F.N.H. : En plus du cadre légal, qu’est-ce qu’il faut pour développer cette industrie des cryptoactifs au Maroc ?

B. B. : En plus du cadre légal, un travail de sensibilisation est également nécessaire. Beaucoup d’entités ont fait des projets d'exploration pour comprendre la blockchain. Depuis 2017, de nombreux projets ont été initiés. En effet, on doit avoir notre propre compréhension de la technologie, de ses risques et de ses potentiels pour en tirer profit. Aussi, il faut créer une stratégie «Roadmap» pour favoriser cette industrie. Le Maroc peut jouer un rôle clé et devenir un hub comme ce fut le cas pour l'Afrique du Sud. L'idée, c'est vraiment de créer un terrain d’investissements à l’échelle internationale et stimuler une industrie marocaine blockchain-cryptomonnaie, le tout dans un cadre légal adéquat. En outre, le fait d’avoir une cryptomonnaie issue de la Banque centrale pourrait contribuer à promouvoir cette industrie. En Afrique, il y a plusieurs pays qui innovent en cryptomonnaie. Au Maroc, l’usage des cryptoactifs est déjà en vigueur. Il reste juste à connecter les dots, les points et permettre à la jeunesse marocaine d'innover, d'utiliser cette technologie pour créer de la richesse en quelque sorte. 

 

Bientôt un projet de loi pour réglementer les cryptomonnaies
Un projet de loi visant à réglementer l'usage des cryptomonnaies va voir le jour, selon le wali de Bank Al-Maghrib (BAM), Abdellatif Jouahri. S'exprimant lors du point de presse à l'issue de la deuxième réunion trimestrielle de 2022 de BAM, Jouahri a fait savoir qu'un comité œuvre pour mettre en place un cadre réglementaire adéquat permettant d'allier innovation, technologie et protection du consommateur.
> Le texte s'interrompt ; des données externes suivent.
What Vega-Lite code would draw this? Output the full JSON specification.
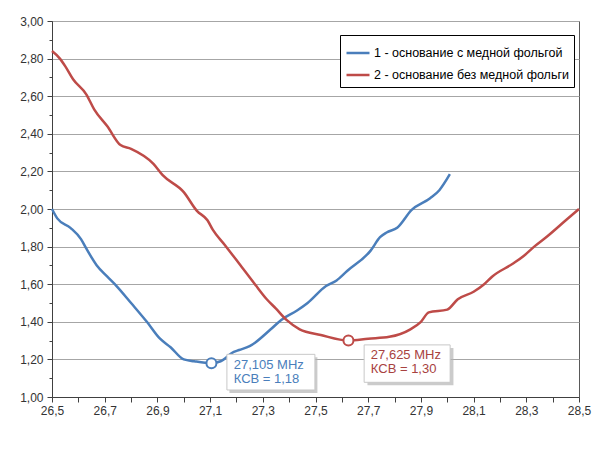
{
  "$schema": "https://vega.github.io/schema/vega-lite/v6.json",
  "width": 527,
  "height": 376,
  "autosize": "none",
  "padding": {"left": 52, "top": 21, "right": 21, "bottom": 53},
  "background": "white",
  "datasets": {
    "curves": [
      {"f": 26.50, "v": 2.00, "s": "1 - основание с медной фольгой"},
      {"f": 26.52, "v": 1.95, "s": "1 - основание с медной фольгой"},
      {"f": 26.57, "v": 1.90, "s": "1 - основание с медной фольгой"},
      {"f": 26.61, "v": 1.84, "s": "1 - основание с медной фольгой"},
      {"f": 26.63, "v": 1.79, "s": "1 - основание с медной фольгой"},
      {"f": 26.67, "v": 1.70, "s": "1 - основание с медной фольгой"},
      {"f": 26.71, "v": 1.64, "s": "1 - основание с медной фольгой"},
      {"f": 26.745, "v": 1.59, "s": "1 - основание с медной фольгой"},
      {"f": 26.80, "v": 1.50, "s": "1 - основание с медной фольгой"},
      {"f": 26.86, "v": 1.40, "s": "1 - основание с медной фольгой"},
      {"f": 26.91, "v": 1.31, "s": "1 - основание с медной фольгой"},
      {"f": 26.95, "v": 1.265, "s": "1 - основание с медной фольгой"},
      {"f": 27.00, "v": 1.20, "s": "1 - основание с медной фольгой"},
      {"f": 27.04, "v": 1.19, "s": "1 - основание с медной фольгой"},
      {"f": 27.105, "v": 1.18, "s": "1 - основание с медной фольгой"},
      {"f": 27.14, "v": 1.19, "s": "1 - основание с медной фольгой"},
      {"f": 27.19, "v": 1.24, "s": "1 - основание с медной фольгой"},
      {"f": 27.21, "v": 1.25, "s": "1 - основание с медной фольгой"},
      {"f": 27.25, "v": 1.27, "s": "1 - основание с медной фольгой"},
      {"f": 27.33, "v": 1.36, "s": "1 - основание с медной фольгой"},
      {"f": 27.37, "v": 1.41, "s": "1 - основание с медной фольгой"},
      {"f": 27.43, "v": 1.46, "s": "1 - основание с медной фольгой"},
      {"f": 27.47, "v": 1.50, "s": "1 - основание с медной фольгой"},
      {"f": 27.54, "v": 1.59, "s": "1 - основание с медной фольгой"},
      {"f": 27.58, "v": 1.62, "s": "1 - основание с медной фольгой"},
      {"f": 27.62, "v": 1.67, "s": "1 - основание с медной фольгой"},
      {"f": 27.71, "v": 1.78, "s": "1 - основание с медной фольгой"},
      {"f": 27.745, "v": 1.85, "s": "1 - основание с медной фольгой"},
      {"f": 27.77, "v": 1.875, "s": "1 - основание с медной фольгой"},
      {"f": 27.81, "v": 1.90, "s": "1 - основание с медной фольгой"},
      {"f": 27.865, "v": 1.995, "s": "1 - основание с медной фольгой"},
      {"f": 27.935, "v": 2.057, "s": "1 - основание с медной фольгой"},
      {"f": 27.97, "v": 2.10, "s": "1 - основание с медной фольгой"},
      {"f": 28.01, "v": 2.185, "s": "1 - основание с медной фольгой"},
      {"f": 26.50, "v": 2.84, "s": "2 - основание без медной фольги"},
      {"f": 26.53, "v": 2.80, "s": "2 - основание без медной фольги"},
      {"f": 26.55, "v": 2.76, "s": "2 - основание без медной фольги"},
      {"f": 26.58, "v": 2.69, "s": "2 - основание без медной фольги"},
      {"f": 26.63, "v": 2.61, "s": "2 - основание без медной фольги"},
      {"f": 26.66, "v": 2.53, "s": "2 - основание без медной фольги"},
      {"f": 26.71, "v": 2.44, "s": "2 - основание без медной фольги"},
      {"f": 26.76, "v": 2.34, "s": "2 - основание без медной фольги"},
      {"f": 26.80, "v": 2.32, "s": "2 - основание без медной фольги"},
      {"f": 26.885, "v": 2.24, "s": "2 - основание без медной фольги"},
      {"f": 26.92, "v": 2.18, "s": "2 - основание без медной фольги"},
      {"f": 27.00, "v": 2.09, "s": "2 - основание без медной фольги"},
      {"f": 27.05, "v": 1.99, "s": "2 - основание без медной фольги"},
      {"f": 27.09, "v": 1.94, "s": "2 - основание без медной фольги"},
      {"f": 27.11, "v": 1.89, "s": "2 - основание без медной фольги"},
      {"f": 27.155, "v": 1.81, "s": "2 - основание без медной фольги"},
      {"f": 27.21, "v": 1.71, "s": "2 - основание без медной фольги"},
      {"f": 27.27, "v": 1.60, "s": "2 - основание без медной фольги"},
      {"f": 27.315, "v": 1.52, "s": "2 - основание без медной фольги"},
      {"f": 27.35, "v": 1.47, "s": "2 - основание без медной фольги"},
      {"f": 27.39, "v": 1.41, "s": "2 - основание без медной фольги"},
      {"f": 27.44, "v": 1.36, "s": "2 - основание без медной фольги"},
      {"f": 27.52, "v": 1.33, "s": "2 - основание без медной фольги"},
      {"f": 27.625, "v": 1.30, "s": "2 - основание без медной фольги"},
      {"f": 27.70, "v": 1.31, "s": "2 - основание без медной фольги"},
      {"f": 27.78, "v": 1.32, "s": "2 - основание без медной фольги"},
      {"f": 27.86, "v": 1.36, "s": "2 - основание без медной фольги"},
      {"f": 27.90, "v": 1.40, "s": "2 - основание без медной фольги"},
      {"f": 27.93, "v": 1.45, "s": "2 - основание без медной фольги"},
      {"f": 28.00, "v": 1.465, "s": "2 - основание без медной фольги"},
      {"f": 28.04, "v": 1.52, "s": "2 - основание без медной фольги"},
      {"f": 28.10, "v": 1.56, "s": "2 - основание без медной фольги"},
      {"f": 28.14, "v": 1.60, "s": "2 - основание без медной фольги"},
      {"f": 28.17, "v": 1.64, "s": "2 - основание без медной фольги"},
      {"f": 28.25, "v": 1.71, "s": "2 - основание без медной фольги"},
      {"f": 28.29, "v": 1.75, "s": "2 - основание без медной фольги"},
      {"f": 28.33, "v": 1.80, "s": "2 - основание без медной фольги"},
      {"f": 28.38, "v": 1.855, "s": "2 - основание без медной фольги"},
      {"f": 28.45, "v": 1.94, "s": "2 - основание без медной фольги"},
      {"f": 28.50, "v": 2.00, "s": "2 - основание без медной фольги"}
    ],
    "notes": [
      {"f": 27.105, "v": 1.18, "id": "1", "label": "27,105 MHz\nКСВ = 1,18"},
      {"f": 27.625, "v": 1.30, "id": "2", "label": "27,625 MHz\nКСВ = 1,30"}
    ]
  },
  "encoding": {
    "x": {
      "field": "f", "type": "quantitative",
      "scale": {"domain": [26.5, 28.5], "nice": false, "zero": false},
      "axis": {
        "title": null,
        "values": [26.5, 26.6, 26.7, 26.8, 26.9, 27.0, 27.1, 27.2, 27.3, 27.4, 27.5, 27.6, 27.7, 27.8, 27.9, 28.0, 28.1, 28.2, 28.3, 28.4, 28.5],
        "labelExpr": "round(datum.value*10) % 2 == 1 ? replace(format(datum.value, '.1f'), '.', ',') : ''",
        "grid": false,
        "tickSize": 5,
        "labelPadding": 3,
        "labelFlush": false,
        "labelOverlap": false
      }
    },
    "y": {
      "field": "v", "type": "quantitative",
      "scale": {"domain": [1, 3], "nice": false, "zero": false},
      "axis": {
        "title": null,
        "values": [1.0, 1.1, 1.2, 1.3, 1.4, 1.5, 1.6, 1.7, 1.8, 1.9, 2.0, 2.1, 2.2, 2.3, 2.4, 2.5, 2.6, 2.7, 2.8, 2.9, 3.0],
        "labelExpr": "round(datum.value*10) % 2 == 0 ? replace(format(datum.value, '.2f'), '.', ',') : ''",
        "grid": true,
        "gridOpacity": {"condition": {"test": "round(datum.value*10) % 2 == 0", "value": 1}, "value": 0},
        "tickSize": {"condition": {"test": "round(datum.value*10) % 2 == 0", "value": 5}, "value": 3},
        "labelPadding": 4,
        "labelOverlap": false,
        "labelFlush": false
      }
    }
  },
  "layer": [
    {
      "data": {"name": "curves"},
      "mark": {"type": "line", "strokeWidth": 2.5, "interpolate": "monotone"},
      "encoding": {
        "color": {
          "field": "s", "type": "nominal",
          "scale": {"domain": ["1 - основание с медной фольгой", "2 - основание без медной фольги"], "range": ["#4A7EBB", "#BE4B48"]},
          "legend": {
            "title": null,
            "orient": "none",
            "legendX": 288,
            "legendY": 14,
            "direction": "vertical",
            "fillColor": "white",
            "strokeColor": "#000000",
            "padding": 5,
            "rowPadding": 2,
            "symbolType": "stroke",
            "symbolSize": 529,
            "symbolStrokeWidth": 2.5,
            "labelOffset": 3,
            "labelFontSize": 12.5,
            "labelFont": "Liberation Sans",
            "labelColor": "#000000",
            "labelLimit": 0
          }
        }
      }
    },
    {
      "data": {"name": "notes"},
      "transform": [{"filter": "datum.id == '1'"}],
      "mark": {"type": "point", "shape": "circle", "filled": true, "fill": "white", "stroke": "#4A7EBB", "strokeWidth": 2, "size": 100, "opacity": 1}
    },
    {
      "data": {"name": "notes"},
      "transform": [{"filter": "datum.id == '2'"}],
      "mark": {"type": "point", "shape": "circle", "filled": true, "fill": "white", "stroke": "#BE4B48", "strokeWidth": 2, "size": 100, "opacity": 1}
    },
    {
      "data": {"name": "notes"},
      "transform": [{"filter": "datum.id == '1'"}],
      "mark": {"type": "point", "shape": "M-1,-0.405H1V0.405H-1Z", "filled": true, "fill": "#b5b5b5", "strokeWidth": 0, "size": 7744, "opacity": 0.7, "xOffset": 62, "yOffset": 12}
    },
    {
      "data": {"name": "notes"},
      "transform": [{"filter": "datum.id == '2'"}],
      "mark": {"type": "point", "shape": "M-1,-0.435H1V0.435H-1Z", "filled": true, "fill": "#b5b5b5", "strokeWidth": 0, "size": 7396, "opacity": 0.7, "xOffset": 62, "yOffset": 26}
    },
    {
      "data": {"name": "notes"},
      "transform": [{"filter": "datum.id == '1'"}],
      "mark": {"type": "point", "shape": "M-1,-0.405H1V0.405H-1Z", "filled": true, "fill": "white", "stroke": "#c8c8c8", "strokeWidth": 1, "size": 7744, "opacity": 1, "xOffset": 59.5, "yOffset": 9}
    },
    {
      "data": {"name": "notes"},
      "transform": [{"filter": "datum.id == '2'"}],
      "mark": {"type": "point", "shape": "M-1,-0.435H1V0.435H-1Z", "filled": true, "fill": "white", "stroke": "#c8c8c8", "strokeWidth": 1, "size": 7396, "opacity": 1, "xOffset": 58.7, "yOffset": 23}
    },
    {
      "data": {"name": "notes"},
      "transform": [{"filter": "datum.id == '1'"}],
      "mark": {"type": "text", "align": "left", "baseline": "alphabetic", "dx": 22.3, "dy": 6, "lineBreak": "\n", "lineHeight": 14, "font": "Liberation Sans", "fontSize": 13, "color": "#4A7EBB"},
      "encoding": {"text": {"field": "label"}}
    },
    {
      "data": {"name": "notes"},
      "transform": [{"filter": "datum.id == '2'"}],
      "mark": {"type": "text", "align": "left", "baseline": "alphabetic", "dx": 22.4, "dy": 18.5, "lineBreak": "\n", "lineHeight": 14, "font": "Liberation Sans", "fontSize": 13, "color": "#A8423F"},
      "encoding": {"text": {"field": "label"}}
    }
  ],
  "config": {
    "view": {"stroke": "#595959", "strokeWidth": 1},
    "axis": {
      "labelFont": "Liberation Sans",
      "labelFontSize": 12,
      "labelColor": "#333333",
      "domainColor": "#404040",
      "domainWidth": 1,
      "tickColor": "#404040",
      "tickWidth": 1,
      "gridColor": "#a6a6a6",
      "gridWidth": 1
    }
  }
}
A cet égard, le wali de la Banque centrale a souligné que plusieurs volets vont être pris en considération pour l'élaboration de ce projet de loi, notamment les expériences mondiales en la matière. Aussi, un benchmarking est en cours avec le Fonds monétaire international (FMI) et la Banque mondiale pour faire les consultations nécessaires. Il a, en outre, relevé que ce cadre réglementaire permettra de mettre à jour la législation relative à la lutte contre le blanchiment d'argent et le financement du terrorisme. Et de noter que certains experts plaident pour une réglementation internationale par rapport à l'utilisation des monnaies numériques. Il est à rappeler que BAM, le ministère de l’Économie et des Finances, et l’Autorité marocaine du marché des capitaux (AMMC) ont attiré l’attention du public sur les risques encourus à l’utilisation des monnaies virtuelles, dont principalement l'absence de protection du consommateur, la volatilité du cours de change de ces monnaies virtuelles contre une devise ayant cours légal, outre l'utilisation de ces monnaies à des fins illicites ou criminelles, notamment le blanchiment de capitaux et le financement du terrorisme.